Mais Radio-Humanité et la Voix de la Paix sont alors silencieuses. Probablement car l’attaque à l’ouest a été reportée. Elles reviennent sur les ondes quelques temps avant l’offensive.
C’est surtout au moment de la guerre éclair allemande en mai 1940 que Radio-Humanité tire ses heures de gloire. Elle appelle à fuir l’avance de la Wehrmacht. En diffusant de faux messages codés à des cellules imaginaires, elle accrédite le mythe de la cinquième colonne. La fausse radio communiste utilise les thèmes chers aux journaux communistes et socialistes comme les attaques contre les 200 familles.

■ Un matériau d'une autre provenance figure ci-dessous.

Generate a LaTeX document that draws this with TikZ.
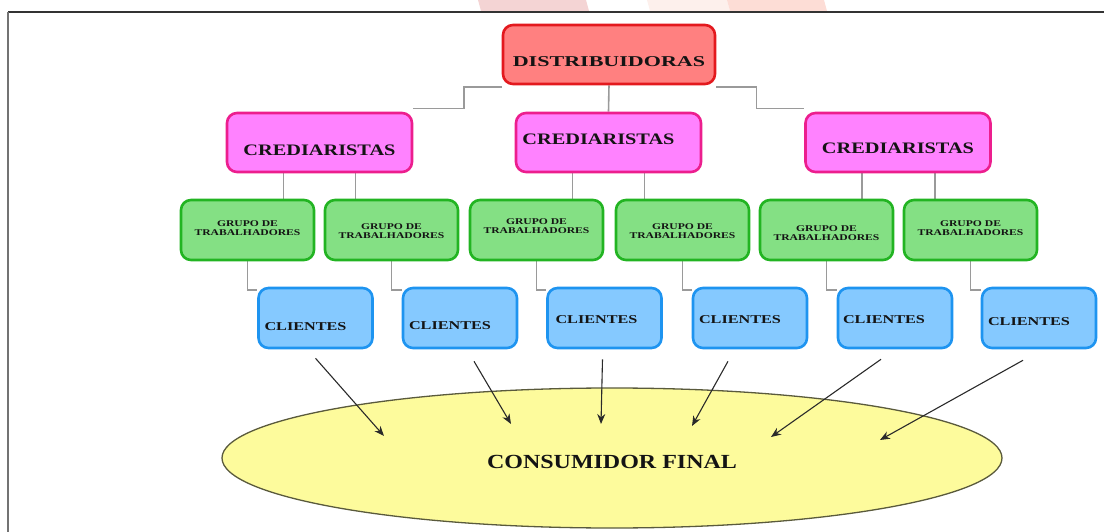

Elle ajoute des propos virulents contre les banquiers de Londres. Alors que l’armée française fait sauter les émetteurs au fur et à mesure de son recul, la radio noire met cela à son crédit. Elle affirme que ce sont des camarades qui ont saboté les émetteurs ! Des propos mettent cependant la puce à l’oreille. Ainsi, on peut entendre le 26 mai : « Il est intéressant de lire les journaux américains et anglais de ces derniers jours… » En pleine débâcle, imaginer un groupe d’ouvriers se déplaçant avec leur émetteur faire leur petite revue de presse internationale est un peu fort de café. Et puis, chassez le naturel, il revient au galop, les rédacteurs se lâchent quelquefois sur les Juifs. Avant de se taire, leur mission accomplie.
Radio-Humanité et sa voisine de bureau La Voix de la paix, cessent d’émettre le 25 juin. L’armistice vient d’entrer en vigueur.
PS. il faut également ajouter une fausse station clandestine nazie qui aurait émis quelques jours en juin alors que la Wehrmacht avait déjà envahi le nord de la France. Cette station avait pour nom Camarades du nord. Une variante de Radio-Humanité en provenance du même bureau.